During the announcement of the new Samsung Galaxy S III handset, most people were really excited about all of the features that it sported. Not everyone, however, was fully excited about all aspects of the new handset. The issue that most people had with the new device was the fact that Samsung chose one type of screen over another.
It seems as though most people were disappointed that Samsung went with a PenTile AMOLED screen rather than a traditional RGB AMOLED screen. The difference lies in the arrangement of the subpixels, or pieces that make up a pixel. In a PenTile display, the subpixels are aligned RGBG (red, green, blue, green) and the actual sizes of the subpixels varies.
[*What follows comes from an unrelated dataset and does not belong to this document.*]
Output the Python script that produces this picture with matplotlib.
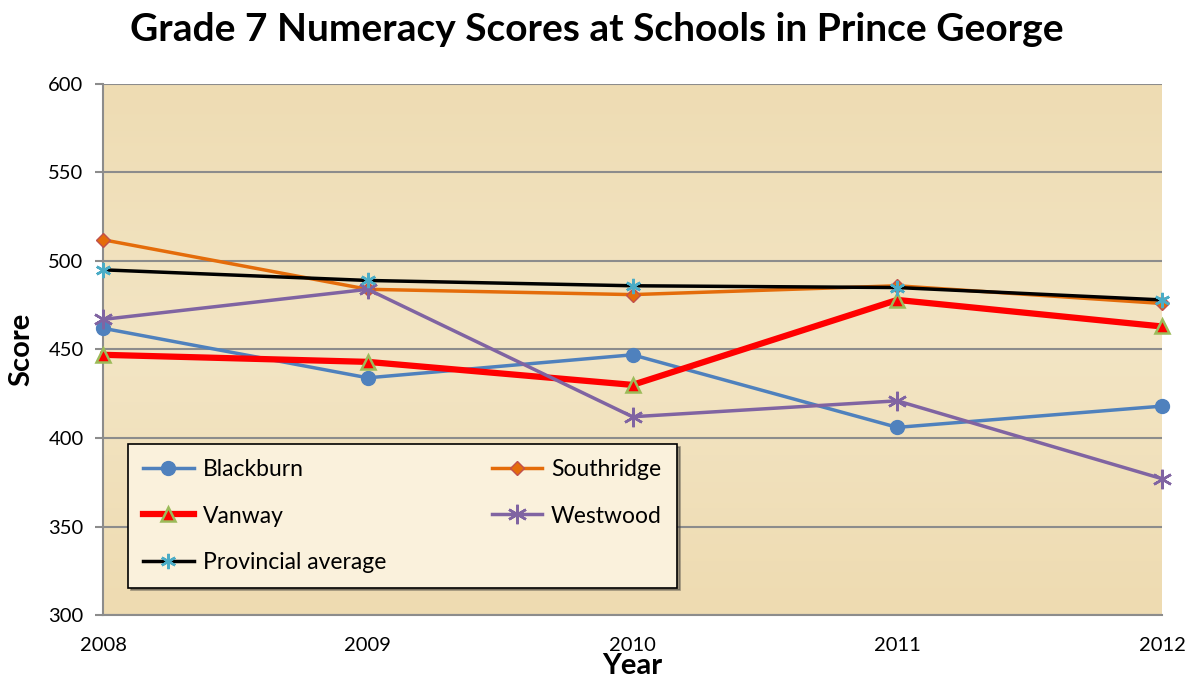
import numpy as np
import matplotlib.pyplot as plt
import matplotlib as mpl

plt.rcParams['font.family'] = ['Lato', 'DejaVu Sans']

years = [2008, 2009, 2010, 2011, 2012]
blackburn = [462, 434, 447, 406, 418]
southridge = [512, 484, 481, 486, 476]
vanway = [447, 443, 430, 478, 463]
westwood = [467, 484, 412, 421, 377]
provincial = [495, 489, 486, 485, 478]

fig = plt.figure(figsize=(11.94, 6.81), dpi=100)
ax = fig.add_axes([0.0863, 0.0969, 0.8869, 0.7798])

# parchment-like background
grad = np.linspace(0, 1, 256).reshape(-1, 1)
cmap = mpl.colors.LinearSegmentedColormap.from_list('parch', ['#EEDCB3', '#F3E5C4', '#EEDBB1'])
ax.imshow(grad, extent=[2008, 2012, 300, 600], aspect='auto', cmap=cmap, zorder=0)

ax.set_xlim(2008, 2012)
ax.set_ylim(300, 600)
ax.set_yticks(np.arange(300, 601, 50))
ax.set_xticks(years)
ax.grid(axis='y', color='#8C8C8C', linewidth=1.5, zorder=1)
for s in ['top', 'right']:
    ax.spines[s].set_visible(False)
for s in ['left', 'bottom']:
    ax.spines[s].set_color('#8C8C8C')
    ax.spines[s].set_linewidth(1.5)
ax.tick_params(axis='y', length=6, color='#8C8C8C', width=1.5, labelsize=14.5, pad=8)
ax.tick_params(axis='x', length=0, labelsize=14.5, pad=16)

l1, = ax.plot(years, blackburn, color='#4F81BD', lw=2.5, marker='o', ms=10, label='Blackburn', zorder=3)
l2, = ax.plot(years, southridge, color='#E46C0A', lw=2.5, marker='D', ms=7, mfc='#E46C0A',
              mec='#C0504D', label='Southridge', zorder=3)
l3, = ax.plot(years, vanway, color='#FF0000', lw=4.5, marker='^', ms=10, mfc='#FF0000',
              mec='#9BBB59', mew=1.8, label='Vanway', zorder=3)
l4, = ax.plot(years, westwood, color='#8064A2', lw=2.5, marker=(6, 2, 0), ms=14, mew=1.8,
              label='Westwood', zorder=3)
l5, = ax.plot(years, provincial, color='black', lw=2.5, marker=(6, 2, 0), ms=11, mec='#4BACC6',
              mew=1.8, label='Provincial average', zorder=4)

for c in ax.lines:
    c.set_clip_on(False)

ax.set_ylabel('Score', fontsize=21, fontweight='bold', labelpad=10)
ax.set_xlabel('Year', fontsize=21, fontweight='bold', labelpad=-1)
fig.suptitle('Grade 7 Numeracy Scores at Schools in Prince George', fontsize=28,
             fontweight='bold', x=0.5, y=0.982)

# Excel fills the legend row by row, matplotlib column by column
handles = [l1, l3, l5, l2, l4]
leg = ax.legend(handles=handles, labels=[h.get_label() for h in handles],
                loc='lower left', bbox_to_anchor=(0.013, 0.03), ncol=2, fontsize=16.5,
                frameon=True, fancybox=False, shadow=True, edgecolor='black',
                facecolor='#FAF1DC', framealpha=1, columnspacing=4.6, labelspacing=1.1,
                handlelength=2.2, handletextpad=0.4, borderpad=0.65)
leg.get_frame().set_linewidth(1.2)

fig.savefig('out.png', dpi=100)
A traditional screen is arranged RGB (red, green, blue) with each subpixel the same size. Due to the odd arrangement and size differences in a PenTile display, some users have complained of screens not being as crisp as a traditional RGB screen. However, when the resolution is increased, this effect is lessened as the pixels themselves become smaller.
AMOLED screens have a habit of deteriorating. Google had a problem with this exact issue on the original Google Nexus phone. Apparently the blue subpixel deteriorates the quickest, so having fewer blue subpixels lessens the risk of the deterioration affecting screen quality. Since Samsung is building phones to last 18 months or more, they need the reliability of the PenTile display.
In the end, does it really matter? The likelihood is some reviewers will complain about the screen. As screens continually increase in resolution, the difference will become more and more negligible. It's likely that in the future, you won't be able to tell the difference between screens, so if a PenTile lasts longer, it will be the preferred choice.